How-To: Plan an iSCSI SAN
February 10, 2006
Even with the right switches, be aware that if your servers have single-gigabit connections to an Ethernet switch for access to your disk arrays, they are vulnerable to failure on that link. All it takes is someone slamming a rack door on the cable, zapping the switch or NIC port with static, or gremlins (aka unknown causes) killing the link. Your server will lose access to its data and crash your application, which probably will corrupt your data.

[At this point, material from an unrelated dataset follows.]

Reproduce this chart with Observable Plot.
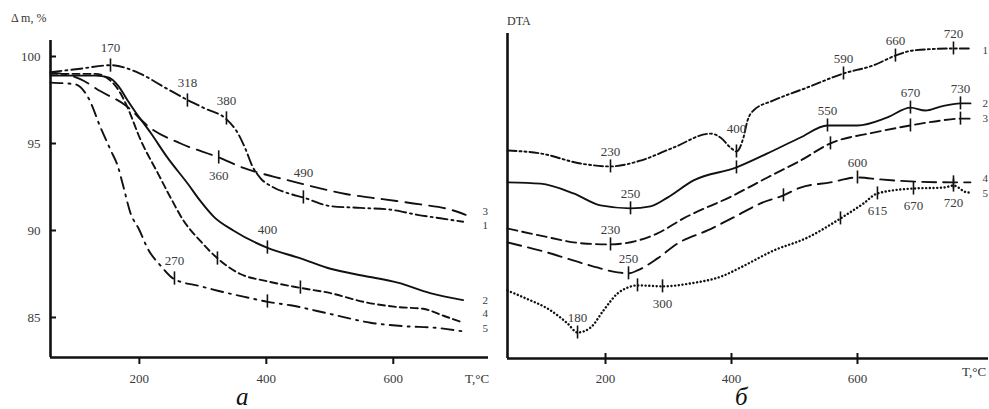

Since the days of Kalpana 10-Mbps Ethernet switches, server administrators have used NIC teaming to eliminate Ethernet links as a single point of failure, as well as to boost bandwidth from the server to the network. Most server NIC drivers do this by load-balancing the traffic across two or more links to the same switch. This may protect your systems from port and link failures, but still leave them vulnerable to a switch failure.
A single point-of-failure SAN switch that dies is the data center equivalent of a neutron bomb going off. Your equipment may still be there, but your servers are all offline, your data is unavailable and possibly corrupt, and your job is on the line. Much as we'd like to believe Ethernet switch vendors when they claim 50,000-hour MTBFs (mean time between failures), we all know switches fail and usually at the worst possible time.
The best solution is to use Multipath I/O (MPIO), a Layer 3 technique that lets you create multiple connections from each server's iSCSI initiator to your disk array and specify the Ethernet connection and path the data should take. Unlike the Layer 2 NIC teaming technique that requires all your connections reside in the same broadcast domain, MPIO gives each Ethernet card in your server its own IP address, and you can set paths in different subnets.
MPIO is supported by most iSCSI initiators at no cost, but some enterprise disk vendors, such as EMC and Network Appliance, make you pay for an additional MPIO driver for each server using MPIO on their arrays.